● Supplied data
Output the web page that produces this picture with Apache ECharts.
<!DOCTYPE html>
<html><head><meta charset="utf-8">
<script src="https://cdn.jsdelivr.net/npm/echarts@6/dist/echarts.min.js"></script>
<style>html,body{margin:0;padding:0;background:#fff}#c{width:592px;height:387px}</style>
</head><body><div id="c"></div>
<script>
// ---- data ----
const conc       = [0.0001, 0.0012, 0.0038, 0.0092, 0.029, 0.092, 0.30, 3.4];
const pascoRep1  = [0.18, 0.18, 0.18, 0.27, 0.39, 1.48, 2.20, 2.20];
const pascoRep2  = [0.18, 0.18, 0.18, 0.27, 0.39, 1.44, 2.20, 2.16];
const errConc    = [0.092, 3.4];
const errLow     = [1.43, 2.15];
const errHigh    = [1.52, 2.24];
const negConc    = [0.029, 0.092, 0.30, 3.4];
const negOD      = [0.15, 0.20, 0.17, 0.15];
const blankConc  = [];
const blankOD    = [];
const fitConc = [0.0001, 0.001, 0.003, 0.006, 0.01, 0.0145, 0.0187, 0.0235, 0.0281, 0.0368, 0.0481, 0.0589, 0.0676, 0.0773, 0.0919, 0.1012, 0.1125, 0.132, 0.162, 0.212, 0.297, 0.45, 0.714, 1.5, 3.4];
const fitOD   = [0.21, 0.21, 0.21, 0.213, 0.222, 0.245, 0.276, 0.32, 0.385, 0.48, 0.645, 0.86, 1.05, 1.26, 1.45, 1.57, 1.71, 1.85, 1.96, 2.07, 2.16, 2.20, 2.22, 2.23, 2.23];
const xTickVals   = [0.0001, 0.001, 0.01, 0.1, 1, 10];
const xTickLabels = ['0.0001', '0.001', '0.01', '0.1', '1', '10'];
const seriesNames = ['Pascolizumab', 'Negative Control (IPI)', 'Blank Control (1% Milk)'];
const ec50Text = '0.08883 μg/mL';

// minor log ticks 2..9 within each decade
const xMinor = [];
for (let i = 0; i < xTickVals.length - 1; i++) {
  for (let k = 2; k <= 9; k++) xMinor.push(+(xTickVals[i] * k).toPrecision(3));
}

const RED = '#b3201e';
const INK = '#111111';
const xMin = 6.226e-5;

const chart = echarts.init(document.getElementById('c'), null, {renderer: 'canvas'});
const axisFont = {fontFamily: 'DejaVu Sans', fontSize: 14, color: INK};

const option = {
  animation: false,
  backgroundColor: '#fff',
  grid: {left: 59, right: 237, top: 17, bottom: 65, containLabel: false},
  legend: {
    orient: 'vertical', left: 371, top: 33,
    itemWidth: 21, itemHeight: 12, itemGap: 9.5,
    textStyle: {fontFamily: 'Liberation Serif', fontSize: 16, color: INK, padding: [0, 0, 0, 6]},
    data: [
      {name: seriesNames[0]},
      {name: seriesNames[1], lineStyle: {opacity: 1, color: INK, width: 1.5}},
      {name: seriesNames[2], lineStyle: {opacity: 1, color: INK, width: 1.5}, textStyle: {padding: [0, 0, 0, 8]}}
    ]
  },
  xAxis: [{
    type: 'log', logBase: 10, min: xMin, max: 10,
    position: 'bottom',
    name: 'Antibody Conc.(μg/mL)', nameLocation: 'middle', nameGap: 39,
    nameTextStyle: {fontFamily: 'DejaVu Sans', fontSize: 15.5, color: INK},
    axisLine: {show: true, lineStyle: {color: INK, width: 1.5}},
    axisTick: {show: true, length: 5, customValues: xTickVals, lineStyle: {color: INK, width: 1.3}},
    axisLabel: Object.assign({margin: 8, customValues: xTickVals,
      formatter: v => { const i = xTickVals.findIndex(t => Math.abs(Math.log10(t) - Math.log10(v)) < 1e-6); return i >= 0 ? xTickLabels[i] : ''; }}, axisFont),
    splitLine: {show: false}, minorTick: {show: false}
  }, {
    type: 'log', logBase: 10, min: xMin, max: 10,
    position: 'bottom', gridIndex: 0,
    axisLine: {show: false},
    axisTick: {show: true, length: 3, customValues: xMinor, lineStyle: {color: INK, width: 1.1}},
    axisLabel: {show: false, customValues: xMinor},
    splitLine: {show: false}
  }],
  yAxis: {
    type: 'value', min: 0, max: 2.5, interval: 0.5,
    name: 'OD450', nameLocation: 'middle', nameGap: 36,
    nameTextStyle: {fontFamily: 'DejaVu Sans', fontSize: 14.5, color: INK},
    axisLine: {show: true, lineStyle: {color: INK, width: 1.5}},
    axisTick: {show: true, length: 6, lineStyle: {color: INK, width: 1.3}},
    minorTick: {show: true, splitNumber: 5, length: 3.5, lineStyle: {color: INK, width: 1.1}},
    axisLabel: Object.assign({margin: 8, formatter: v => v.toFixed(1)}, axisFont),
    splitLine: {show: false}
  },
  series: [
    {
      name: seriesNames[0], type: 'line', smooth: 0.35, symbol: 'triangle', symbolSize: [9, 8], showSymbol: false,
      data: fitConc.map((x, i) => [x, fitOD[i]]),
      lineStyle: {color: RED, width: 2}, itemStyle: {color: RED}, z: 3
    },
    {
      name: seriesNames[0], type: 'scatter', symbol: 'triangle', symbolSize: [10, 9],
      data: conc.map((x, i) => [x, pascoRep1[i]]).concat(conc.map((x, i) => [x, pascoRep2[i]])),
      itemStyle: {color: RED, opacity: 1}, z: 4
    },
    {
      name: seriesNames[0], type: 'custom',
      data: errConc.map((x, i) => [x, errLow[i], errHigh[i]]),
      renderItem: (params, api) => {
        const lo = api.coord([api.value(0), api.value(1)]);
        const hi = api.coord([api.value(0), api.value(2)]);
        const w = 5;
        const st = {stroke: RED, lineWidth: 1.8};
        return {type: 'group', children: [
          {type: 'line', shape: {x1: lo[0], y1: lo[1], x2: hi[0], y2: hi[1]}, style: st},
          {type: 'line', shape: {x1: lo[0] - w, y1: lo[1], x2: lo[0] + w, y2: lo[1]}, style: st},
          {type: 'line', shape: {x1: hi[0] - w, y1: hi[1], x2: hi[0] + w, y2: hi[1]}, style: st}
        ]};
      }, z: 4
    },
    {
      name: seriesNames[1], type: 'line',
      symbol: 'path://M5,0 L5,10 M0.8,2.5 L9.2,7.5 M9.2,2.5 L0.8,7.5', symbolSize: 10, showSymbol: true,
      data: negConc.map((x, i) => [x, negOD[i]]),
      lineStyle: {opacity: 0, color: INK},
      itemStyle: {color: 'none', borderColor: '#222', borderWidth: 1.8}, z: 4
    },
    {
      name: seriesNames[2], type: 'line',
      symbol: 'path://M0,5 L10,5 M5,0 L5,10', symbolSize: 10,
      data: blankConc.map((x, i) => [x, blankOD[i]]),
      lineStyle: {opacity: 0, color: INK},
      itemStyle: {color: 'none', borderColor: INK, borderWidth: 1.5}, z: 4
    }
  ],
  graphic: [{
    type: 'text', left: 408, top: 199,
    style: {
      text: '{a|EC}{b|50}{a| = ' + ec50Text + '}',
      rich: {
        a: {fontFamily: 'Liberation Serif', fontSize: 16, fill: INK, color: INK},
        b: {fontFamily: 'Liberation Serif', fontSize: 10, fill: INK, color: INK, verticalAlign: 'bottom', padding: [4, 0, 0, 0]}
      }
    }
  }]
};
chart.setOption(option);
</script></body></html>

● Goal
Copy down the whole of the data above, matching it exactly.

● Result of this exercise
Output the web page that produces this picture with Apache ECharts.
<!DOCTYPE html>
<html><head><meta charset="utf-8">
<script src="https://cdn.jsdelivr.net/npm/echarts@6/dist/echarts.min.js"></script>
<style>html,body{margin:0;padding:0;background:#fff}#c{width:592px;height:387px}</style>
</head><body><div id="c"></div>
<script>
// ---- data ----
const conc       = [0.0001, 0.0012, 0.0038, 0.0092, 0.029, 0.092, 0.30, 3.4];
const pascoRep1  = [0.18, 0.18, 0.18, 0.27, 0.39, 1.48, 2.20, 2.20];
const pascoRep2  = [0.18, 0.18, 0.18, 0.27, 0.39, 1.44, 2.20, 2.16];
const errConc    = [0.092, 3.4];
const errLow     = [1.43, 2.15];
const errHigh    = [1.52, 2.24];
const negConc    = [0.029, 0.092, 0.30, 3.4];
const negOD      = [0.15, 0.20, 0.17, 0.15];
const blankConc  = [];
const blankOD    = [];
const fitConc = [0.0001, 0.001, 0.003, 0.006, 0.01, 0.0145, 0.0187, 0.0235, 0.0281, 0.0368, 0.0481, 0.0589, 0.0676, 0.0773, 0.0919, 0.1012, 0.1125, 0.132, 0.162, 0.212, 0.297, 0.45, 0.714, 1.5, 3.4];
const fitOD   = [0.21, 0.21, 0.21, 0.213, 0.222, 0.245, 0.276, 0.32, 0.385, 0.48, 0.645, 0.86, 1.05, 1.26, 1.45, 1.57, 1.71, 1.85, 1.96, 2.07, 2.16, 2.20, 2.22, 2.23, 2.23];
const xTickVals   = [0.0001, 0.001, 0.01, 0.1, 1, 10];
const xTickLabels = ['0.0001', '0.001', '0.01', '0.1', '1', '10'];
const seriesNames = ['Pascolizumab', 'Negative Control (IPI)', 'Blank Control (1% Milk)'];
const ec50Text = '0.08883 μg/mL';

// minor log ticks 2..9 within each decade
const xMinor = [];
for (let i = 0; i < xTickVals.length - 1; i++) {
  for (let k = 2; k <= 9; k++) xMinor.push(+(xTickVals[i] * k).toPrecision(3));
}

const RED = '#b3201e';
const INK = '#111111';
const xMin = 6.226e-5;

const chart = echarts.init(document.getElementById('c'), null, {renderer: 'canvas'});
const axisFont = {fontFamily: 'DejaVu Sans', fontSize: 14, color: INK};

const option = {
  animation: false,
  backgroundColor: '#fff',
  grid: {left: 59, right: 237, top: 17, bottom: 65, containLabel: false},
  legend: {
    orient: 'vertical', left: 371, top: 33,
    itemWidth: 21, itemHeight: 12, itemGap: 9.5,
    textStyle: {fontFamily: 'Liberation Serif', fontSize: 16, color: INK, padding: [0, 0, 0, 6]},
    data: [
      {name: seriesNames[0]},
      {name: seriesNames[1], lineStyle: {opacity: 1, color: INK, width: 1.5}},
      {name: seriesNames[2], lineStyle: {opacity: 1, color: INK, width: 1.5}, textStyle: {padding: [0, 0, 0, 8]}}
    ]
  },
  xAxis: [{
    type: 'log', logBase: 10, min: xMin, max: 10,
    position: 'bottom',
    name: 'Antibody Conc.(μg/mL)', nameLocation: 'middle', nameGap: 39,
    nameTextStyle: {fontFamily: 'DejaVu Sans', fontSize: 15.5, color: INK},
    axisLine: {show: true, lineStyle: {color: INK, width: 1.5}},
    axisTick: {show: true, length: 5, customValues: xTickVals, lineStyle: {color: INK, width: 1.3}},
    axisLabel: Object.assign({margin: 8, customValues: xTickVals,
      formatter: v => { const i = xTickVals.findIndex(t => Math.abs(Math.log10(t) - Math.log10(v)) < 1e-6); return i >= 0 ? xTickLabels[i] : ''; }}, axisFont),
    splitLine: {show: false}, minorTick: {show: false}
  }, {
    type: 'log', logBase: 10, min: xMin, max: 10,
    position: 'bottom', gridIndex: 0,
    axisLine: {show: false},
    axisTick: {show: true, length: 3, customValues: xMinor, lineStyle: {color: INK, width: 1.1}},
    axisLabel: {show: false, customValues: xMinor},
    splitLine: {show: false}
  }],
  yAxis: {
    type: 'value', min: 0, max: 2.5, interval: 0.5,
    name: 'OD450', nameLocation: 'middle', nameGap: 36,
    nameTextStyle: {fontFamily: 'DejaVu Sans', fontSize: 14.5, color: INK},
    axisLine: {show: true, lineStyle: {color: INK, width: 1.5}},
    axisTick: {show: true, length: 6, lineStyle: {color: INK, width: 1.3}},
    minorTick: {show: true, splitNumber: 5, length: 3.5, lineStyle: {color: INK, width: 1.1}},
    axisLabel: Object.assign({margin: 8, formatter: v => v.toFixed(1)}, axisFont),
    splitLine: {show: false}
  },
  series: [
    {
      name: seriesNames[0], type: 'line', smooth: 0.35, symbol: 'triangle', symbolSize: [9, 8], showSymbol: false,
      data: fitConc.map((x, i) => [x, fitOD[i]]),
      lineStyle: {color: RED, width: 2}, itemStyle: {color: RED}, z: 3
    },
    {
      name: seriesNames[0], type: 'scatter', symbol: 'triangle', symbolSize: [10, 9],
      data: conc.map((x, i) => [x, pascoRep1[i]]).concat(conc.map((x, i) => [x, pascoRep2[i]])),
      itemStyle: {color: RED, opacity: 1}, z: 4
    },
    {
      name: seriesNames[0], type: 'custom',
      data: errConc.map((x, i) => [x, errLow[i], errHigh[i]]),
      renderItem: (params, api) => {
        const lo = api.coord([api.value(0), api.value(1)]);
        const hi = api.coord([api.value(0), api.value(2)]);
        const w = 5;
        const st = {stroke: RED, lineWidth: 1.8};
        return {type: 'group', children: [
          {type: 'line', shape: {x1: lo[0], y1: lo[1], x2: hi[0], y2: hi[1]}, style: st},
          {type: 'line', shape: {x1: lo[0] - w, y1: lo[1], x2: lo[0] + w, y2: lo[1]}, style: st},
          {type: 'line', shape: {x1: hi[0] - w, y1: hi[1], x2: hi[0] + w, y2: hi[1]}, style: st}
        ]};
      }, z: 4
    },
    {
      name: seriesNames[1], type: 'line',
      symbol: 'path://M5,0 L5,10 M0.8,2.5 L9.2,7.5 M9.2,2.5 L0.8,7.5', symbolSize: 10, showSymbol: true,
      data: negConc.map((x, i) => [x, negOD[i]]),
      lineStyle: {opacity: 0, color: INK},
      itemStyle: {color: 'none', borderColor: '#222', borderWidth: 1.8}, z: 4
    },
    {
      name: seriesNames[2], type: 'line',
      symbol: 'path://M0,5 L10,5 M5,0 L5,10', symbolSize: 10,
      data: blankConc.map((x, i) => [x, blankOD[i]]),
      lineStyle: {opacity: 0, color: INK},
      itemStyle: {color: 'none', borderColor: INK, borderWidth: 1.5}, z: 4
    }
  ],
  graphic: [{
    type: 'text', left: 408, top: 199,
    style: {
      text: '{a|EC}{b|50}{a| = ' + ec50Text + '}',
      rich: {
        a: {fontFamily: 'Liberation Serif', fontSize: 16, fill: INK, color: INK},
        b: {fontFamily: 'Liberation Serif', fontSize: 10, fill: INK, color: INK, verticalAlign: 'bottom', padding: [4, 0, 0, 0]}
      }
    }
  }]
};
chart.setOption(option);
</script></body></html>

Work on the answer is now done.